Wednesday, February 22, 2012

RTS Game Design Issues

I am a huge fan of RTS games and have been disappointed to watch the diminishing reach of this once popular genre. 

A few of my colleagues at PWS share my enthusiasm for the genre and we conducted an informal yet extensive survey of people, who match the profile of probable Strategy Game players, but were not playing contemporary real time PC strategy games. (We also collected feedback from disgruntled real time PC Strategy players).

We found a lot of consistency in terms of why a large number of players found the contemporary real time PC strategy game experience dissatisfactory.

Two of the Key Issues are elaborated here:



Click Time Build up:

Faster Hand-eye+ Hotkeys >> Strategy in most real time PC Strategy games today

Most excluded would-be Strategy gamers don’t have enough time to memorize hotkeys and have to navigate the game’s often complex UI and the maps etc by scrolling. This not-surprisingly puts them at a disadvantage against a player using hotkeys as the time requirement for executing a hotkey is a magnitude faster than scrolling the map and navigating through UI.

This time lag suffered by them builds up over time and eventually the player using hotkeys simply has greater time to think about and respond to events.  


Commercial RTS game AI often cheats to compensate for its lack of sophistication. Tricks of the trade include map revealing and faster resource gathering. At the same time, they do not advance our understanding of how to make intelligent decisions.

The following are key areas faced by AI system in RTS that cause the games to require greater degree of Micro management from the Player’s part:

Adversarial planning under uncertainty: Because of huge number of possible actions at any given time and their microscopic effects in RTS games, agents cannot afford to think at the game action level. Instead, abstractions of the world state have to be found that allow programs to conduct forward searches in abstract spaces and to translate found solutions back into the original state space. 

All high-level decisions in RTS games such as when to hide, when to retreat, where to scout, and where to extend and attack from strategic position are based on search in abstract state spaces augmented by beliefs about the world. Because environment is hostile and dynamic, adversarial real-time planning approaches need to be investigated.
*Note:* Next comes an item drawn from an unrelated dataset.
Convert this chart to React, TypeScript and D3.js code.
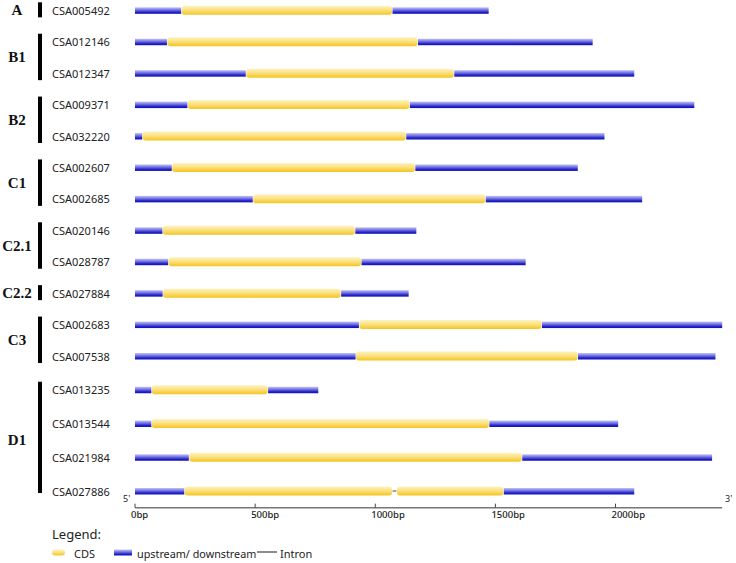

Without this planning ability, human interferences are needed for micro-management.

This makes the game less enjoyable for fans of the strategy genre that generally prefer a slower paced thinking game.

Conclusion 

With the modern multi-threaded processors, improving AI performance in intensively decision driven games with clever abstractions and algorithms can tackle the above mentioned problems. Players then can concentrate on high-level decisions without being forced to compete with the World’s fastest mouse virtuosos in terms of speed. 


This will result in a larger audience for the genre from amongst strategy enthusiasts who currently shun it.